Slow risen Pizza Base

Pizza is very popular and a good, crisp and tasty base means a great Pizza.

The best bases are slow risen, using very little yeast, or even better made with a Sourdough Starter. This recipe allows you to make either, and the 24 hour rise ensures lovely dough.

Ingredients

250ml or g Lukewarm Water

A pinch of dried Yeast or 30g Sourdough Starter

A dessertspoon of Olive Oil

380g Strong White Flour or for a softer dough Type 00 flour

1 Teaspoon of Salt

Method

Whisk the Dried Yeast or Sourdough Starter with the water and, when fully combined add the Olive Oil and whisk in.

Mix the Flour and Salt in a bowl then add the liquid, in several stages, bringing together into a dough. Knead lightly with your knuckles then leave for 15 minutes to fully absorb the liquid.

Knead the dough, in the bowl, for 5 minutes using your knuckles (damping your hand prevents sticking), cover with Clingfilm or a damp cloth and leave for 1 hour.
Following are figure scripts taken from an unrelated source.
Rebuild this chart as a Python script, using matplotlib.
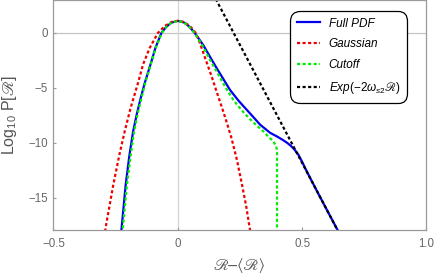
import matplotlib
matplotlib.use('Agg')
import matplotlib.pyplot as plt

plt.rcParams['font.family'] = ['Liberation Sans', 'STIXGeneral', 'DejaVu Sans']
plt.rcParams['mathtext.fontset'] = 'custom'
plt.rcParams['mathtext.rm'] = 'Liberation Sans'
plt.rcParams['mathtext.it'] = 'Liberation Sans:italic'
plt.rcParams['mathtext.bf'] = 'Liberation Sans:bold'
plt.rcParams['mathtext.fallback'] = 'stix'
plt.rcParams['axes.unicode_minus'] = True

# Full PDF
full_x = [-0.231, -0.226, -0.21, -0.195, -0.18, -0.165, -0.15, -0.133, -0.11, -0.09,
          -0.066, -0.045, -0.025, 0.0, 0.025, 0.045, 0.068, 0.085, 0.102, 0.13,
          0.156, 0.183, 0.21, 0.245, 0.277, 0.305, 0.331, 0.371, 0.40, 0.42,
          0.44, 0.455, 0.47, 0.485, 0.50, 0.515, 0.53, 0.56, 0.60, 0.648]
full_y = [-18.8, -17.76, -13.9, -11.2, -9.0, -7.4, -6.0, -4.55, -2.88, -1.36,
          0.0, 0.59, 0.94, 1.10, 0.95, 0.60, 0.0, -0.55, -1.1, -2.2,
          -3.2, -4.2, -5.2, -6.2, -7.0, -7.7, -8.36, -9.1, -9.45, -9.72,
          -10.02, -10.3, -10.65, -11.1, -11.75, -12.45, -13.12, -14.43, -16.15, -18.2]

# Gaussian
gauss_x = [-0.296, -0.29, -0.26, -0.235, -0.214, -0.19, -0.16, -0.14, -0.113, -0.08,
           -0.05, -0.025, 0.0, 0.025, 0.05, 0.072, 0.089, 0.11, 0.136, 0.156,
           0.176, 0.196, 0.216, 0.237, 0.257, 0.275, 0.29, 0.295]
gauss_y = [-18.6, -17.7, -13.9, -11.1, -9.0, -6.85, -4.55, -2.88, -1.36, 0.0,
           0.67, 1.0, 1.10, 1.0, 0.6, 0.0, -0.94, -2.3, -3.97, -5.35,
           -6.7, -8.1, -9.6, -11.5, -13.7, -15.8, -17.9, -18.6]

# Cutoff
cut_x = [-0.226, -0.221, -0.205, -0.19, -0.176, -0.162, -0.147, -0.131, -0.109, -0.089,
         -0.065, -0.045, -0.025, 0.0, 0.025, 0.045, 0.067, 0.084, 0.10, 0.128,
         0.156, 0.19, 0.223, 0.257, 0.29, 0.318, 0.344, 0.364, 0.384, 0.395,
         0.399, 0.399]
cut_y = [-18.8, -17.76, -13.9, -11.2, -9.0, -7.4, -6.0, -4.55, -2.88, -1.36,
         0.0, 0.59, 0.94, 1.10, 0.95, 0.60, 0.0, -0.6, -1.2, -2.4,
         -3.5, -4.9, -6.1, -7.05, -7.85, -8.45, -8.97, -9.45, -9.88, -10.3,
         -10.7, -18.5]

# Exp(-2 w_s2 R) asymptote
exp_x = [0.15, 0.65]
exp_y = [3.2, -18.3]

xticks = [-0.5, 0, 0.5, 1.0]
xtick_labels = ['\u22120.5', '0', '0.5', '1.0']
yticks = [-15, -10, -5, 0]
ytick_labels = ['\u221215', '\u221210', '\u22125', '0']

fig = plt.figure(figsize=(4.36, 2.76), dpi=100)
ax = fig.add_axes([0.1227, 0.1649, 0.8555, 0.8351])

ax.axhline(0, color='#c4c4c4', lw=0.9, zorder=0)
ax.axvline(0, color='#d4d4d4', lw=0.9, zorder=0)

ax.plot(full_x, full_y, color='#0000ee', lw=1.6, label='Full PDF')
ax.plot(gauss_x, gauss_y, color='#ee0000', lw=1.6, dashes=(1.4, 1.1), label='Gaussian')
ax.plot(cut_x, cut_y, color='#00ee00', lw=1.6, dashes=(1.4, 1.1), label='Cutoff')
ax.plot(exp_x, exp_y, color='black', lw=1.6, dashes=(1.4, 1.1),
        label='$Exp(-2\\omega_{s2}\u211b)$')

ax.set_xlim(-0.5, 1.0)
ax.set_ylim(-18, 3)
ax.set_xticks(xticks)
ax.set_xticklabels(xtick_labels)
ax.set_yticks(yticks)
ax.set_yticklabels(ytick_labels)

for s in ax.spines.values():
    s.set_color('#9a9a9a')
    s.set_linewidth(0.9)
ax.tick_params(direction='in', length=2.5, width=0.8, color='#9a9a9a',
               labelcolor='#666666', labelsize=8.3)
ax.tick_params(axis='x', pad=5.5)
ax.tick_params(axis='y', pad=4)

ax.set_xlabel('\u211b\u2013\u27e8\u211b\u27e9', fontsize=11.5,
              color='#555555', labelpad=6)
ax.set_ylabel('Log$_{10}$ P[$\u211b$]', fontsize=11.5,
              color='#555555', labelpad=7)

leg = ax.legend(loc='upper right', bbox_to_anchor=(0.948, 0.952),
                prop={'style': 'italic', 'size': 8.5}, frameon=True,
                fancybox=True, edgecolor='black', framealpha=1,
                handlelength=2.0, handletextpad=0.7, labelspacing=0.75,
                borderpad=0.55, borderaxespad=0)
leg.get_frame().set_linewidth(0.9)
leg.get_frame().set_boxstyle('round,pad=0,rounding_size=0.8')

fig.savefig('out.png', dpi=100)
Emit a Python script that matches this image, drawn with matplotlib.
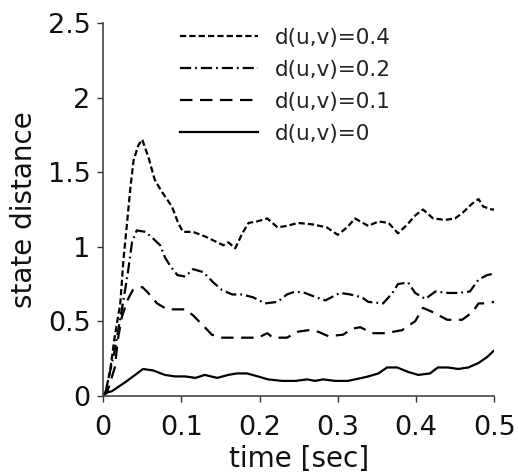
import matplotlib
matplotlib.use("Agg")
import matplotlib.pyplot as plt

# ── data ────────────────────────────────────────────────────
labels = ["d(u,v)=0.4", "d(u,v)=0.2", "d(u,v)=0.1", "d(u,v)=0"]

t_04 = [0, 0.003, 0.009, 0.015, 0.022, 0.026, 0.031, 0.035, 0.039, 0.045, 0.050,
        0.058, 0.066, 0.075, 0.088, 0.096, 0.102, 0.115, 0.130, 0.146, 0.154,
        0.160, 0.169, 0.178, 0.186, 0.197, 0.210, 0.223, 0.235, 0.249, 0.268,
        0.286, 0.300, 0.312, 0.322, 0.339, 0.352, 0.365, 0.377, 0.389, 0.399,
        0.409, 0.422, 0.437, 0.450, 0.460, 0.472, 0.480, 0.486, 0.497, 0.5]
v_04 = [0, 0.02, 0.17, 0.40, 0.62, 0.91, 1.18, 1.40, 1.58, 1.68, 1.72,
        1.60, 1.45, 1.37, 1.27, 1.16, 1.10, 1.10, 1.07, 1.03, 1.01,
        1.03, 0.99, 1.09, 1.16, 1.17, 1.19, 1.13, 1.14, 1.16, 1.15,
        1.13, 1.08, 1.13, 1.19, 1.14, 1.17, 1.16, 1.09, 1.15, 1.21,
        1.25, 1.19, 1.18, 1.19, 1.23, 1.29, 1.32, 1.27, 1.25, 1.25]

t_02 = [0, 0.003, 0.015, 0.024, 0.031, 0.037, 0.043, 0.054, 0.063, 0.073, 0.079,
        0.086, 0.095, 0.105, 0.115, 0.128, 0.141, 0.152, 0.165, 0.178, 0.192,
        0.207, 0.223, 0.235, 0.246, 0.258, 0.268, 0.284, 0.303, 0.316, 0.331,
        0.339, 0.358, 0.370, 0.377, 0.390, 0.399, 0.412, 0.425, 0.441, 0.454,
        0.469, 0.480, 0.491, 0.5]
v_02 = [0, 0.02, 0.31, 0.58, 0.80, 1.03, 1.11, 1.10, 1.06, 1.01, 0.93,
        0.87, 0.81, 0.80, 0.85, 0.83, 0.76, 0.71, 0.68, 0.68, 0.66,
        0.62, 0.63, 0.68, 0.70, 0.69, 0.67, 0.64, 0.69, 0.68, 0.66,
        0.63, 0.62, 0.69, 0.75, 0.76, 0.69, 0.65, 0.70, 0.69, 0.69,
        0.70, 0.78, 0.81, 0.82]

t_01 = [0, 0.005, 0.015, 0.019, 0.024, 0.031, 0.038, 0.050, 0.056, 0.069, 0.082,
        0.092, 0.105, 0.115, 0.130, 0.139, 0.152, 0.165, 0.182, 0.198, 0.210,
        0.217, 0.235, 0.249, 0.262, 0.275, 0.288, 0.307, 0.318, 0.329, 0.344,
        0.361, 0.382, 0.399, 0.409, 0.422, 0.440, 0.459, 0.472, 0.480, 0.486, 0.5]
v_01 = [0, 0.02, 0.19, 0.38, 0.53, 0.64, 0.71, 0.73, 0.70, 0.62, 0.58,
        0.58, 0.58, 0.54, 0.46, 0.41, 0.39, 0.39, 0.39, 0.39, 0.42,
        0.39, 0.39, 0.43, 0.44, 0.43, 0.40, 0.41, 0.45, 0.46, 0.42,
        0.42, 0.44, 0.50, 0.59, 0.56, 0.51, 0.51, 0.56, 0.62, 0.62, 0.63]

t_00 = [0, 0.003, 0.011, 0.028, 0.041, 0.051, 0.064, 0.079, 0.092, 0.105, 0.118,
        0.130, 0.146, 0.160, 0.171, 0.184, 0.198, 0.211, 0.229, 0.246, 0.261,
        0.271, 0.281, 0.297, 0.313, 0.331, 0.339, 0.352, 0.363, 0.376, 0.390,
        0.403, 0.418, 0.428, 0.441, 0.454, 0.467, 0.480, 0.491, 0.499]
v_00 = [0, 0.02, 0.03, 0.09, 0.14, 0.18, 0.17, 0.14, 0.13, 0.13, 0.12,
        0.14, 0.12, 0.14, 0.15, 0.15, 0.13, 0.11, 0.10, 0.10, 0.11,
        0.10, 0.11, 0.10, 0.10, 0.12, 0.13, 0.15, 0.19, 0.19, 0.16,
        0.14, 0.15, 0.19, 0.19, 0.18, 0.19, 0.22, 0.26, 0.30]

x_ticks = [0, 0.1, 0.2, 0.3, 0.4, 0.5]
x_ticklabels = ["0", "0.1", "0.2", "0.3", "0.4", "0.5"]
y_ticks = [0, 0.5, 1, 1.5, 2, 2.5]
y_ticklabels = ["0", "0.5", "1", "1.5", "2", "2.5"]

# ── figure ──────────────────────────────────────────────────
fig = plt.figure(figsize=(5.18, 4.74), dpi=100, facecolor="white")
ax = fig.add_axes([0.199, 0.165, 0.755, 0.786])

lw = 1.6
ax.plot(t_04, v_04, color="black", lw=lw, dashes=(2.8, 1.4), label=labels[0])
ax.plot(t_02, v_02, color="black", lw=lw, dashes=(5.0, 1.8, 0.8, 1.8), label=labels[1])
ax.plot(t_01, v_01, color="black", lw=lw, dashes=(5.6, 3.4), label=labels[2])
ax.plot(t_00, v_00, color="black", lw=lw, ls="-", label=labels[3])

ax.set_xlim(0, 0.5)
ax.set_ylim(0, 2.5)
ax.set_xticks(x_ticks)
ax.set_xticklabels(x_ticklabels)
ax.set_yticks(y_ticks)
ax.set_yticklabels(y_ticklabels)

ax.set_xlabel("time [sec]", fontsize=20, color="#111111", labelpad=3)
ax.set_ylabel("state distance", fontsize=20, color="#111111", labelpad=7)

ax.tick_params(direction="out", length=4, width=1, colors="#333333",
               labelsize=19.5, labelcolor="#111111")
ax.tick_params(axis="x", pad=10)
ax.tick_params(axis="y", pad=5)

for side in ["top", "right"]:
    ax.spines[side].set_visible(False)
for side in ["left", "bottom"]:
    ax.spines[side].set_color("#444444")
    ax.spines[side].set_linewidth(1.2)

legend = ax.legend(loc="upper left", bbox_to_anchor=(180 / 518, 1 - 28 / 474),
                   bbox_transform=fig.transFigure, frameon=False, fontsize=15.5,
                   handlelength=3.6, handletextpad=0.8, labelspacing=0.55,
                   borderpad=0, borderaxespad=0)
for text in legend.get_texts():
    text.set_color("#222222")

plt.savefig("out.png", dpi=100, facecolor=fig.get_facecolor())
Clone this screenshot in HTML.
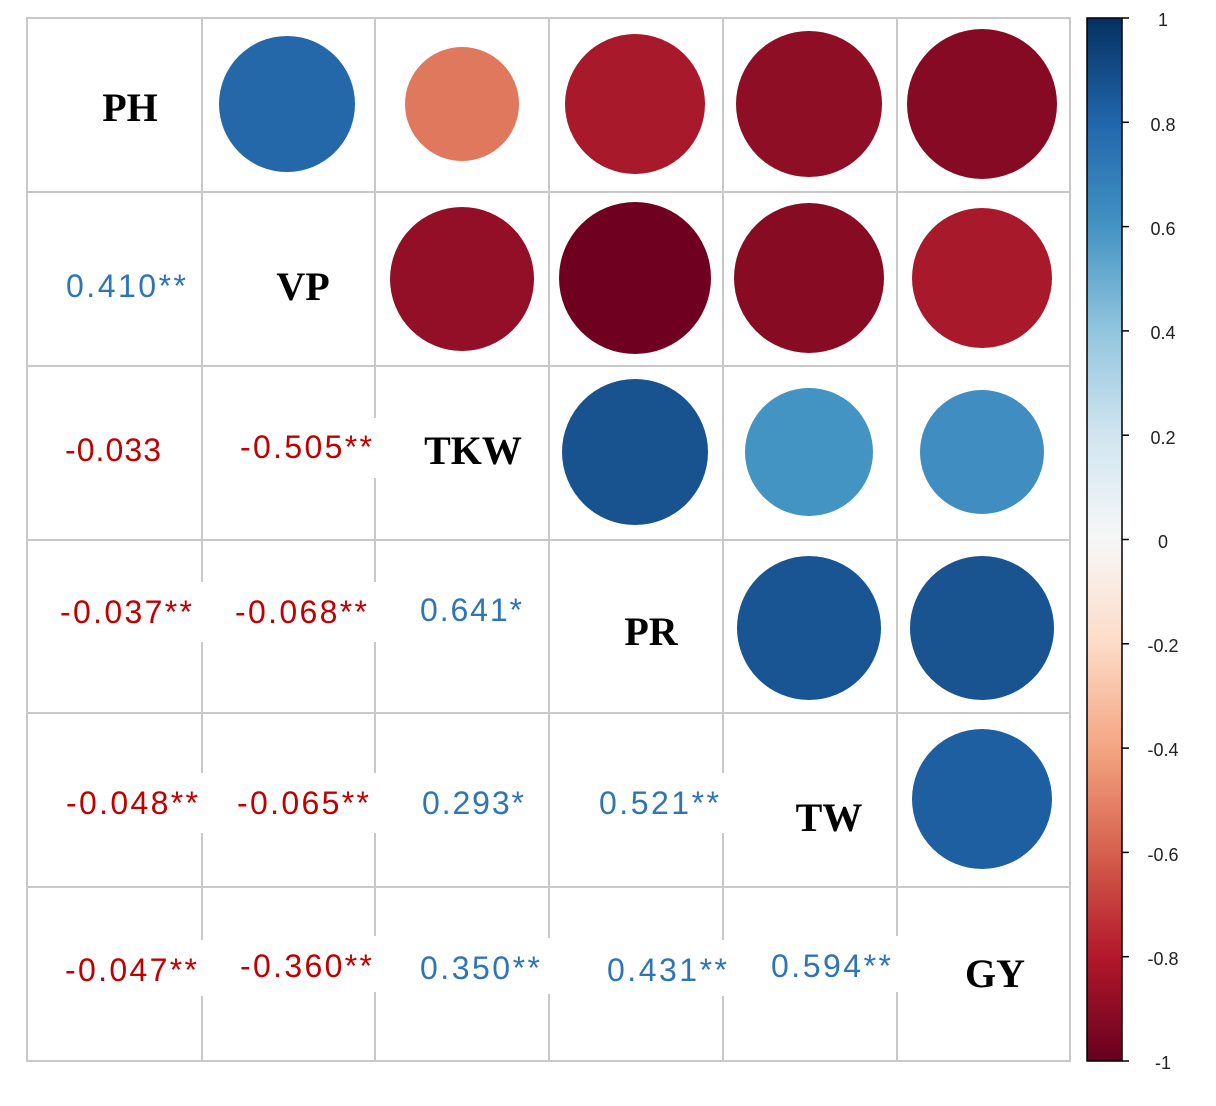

After the hour fold the dough over in the bowl, take the edges into the middle working all the way round the bowl, and shape into a ball.

Lightly Oil a second bowl and turn the dough into it, seam side down then lightly oil the surface before covering the bowl with Clingfilm and leaving at room temperature for 20-22 hours.

Once the dough has risen, turn it out onto a floured surface, divide in two, lightly flour the balls and place in a covered plastic box for 2 hours to rise again.

Finally turn out and roll the dough into two 10 inch pizzas. Top with the sauces and toppings of your choice and bake for 8-10 minutes at the top of a 220c Oven. A Pizza Stone gives the best result.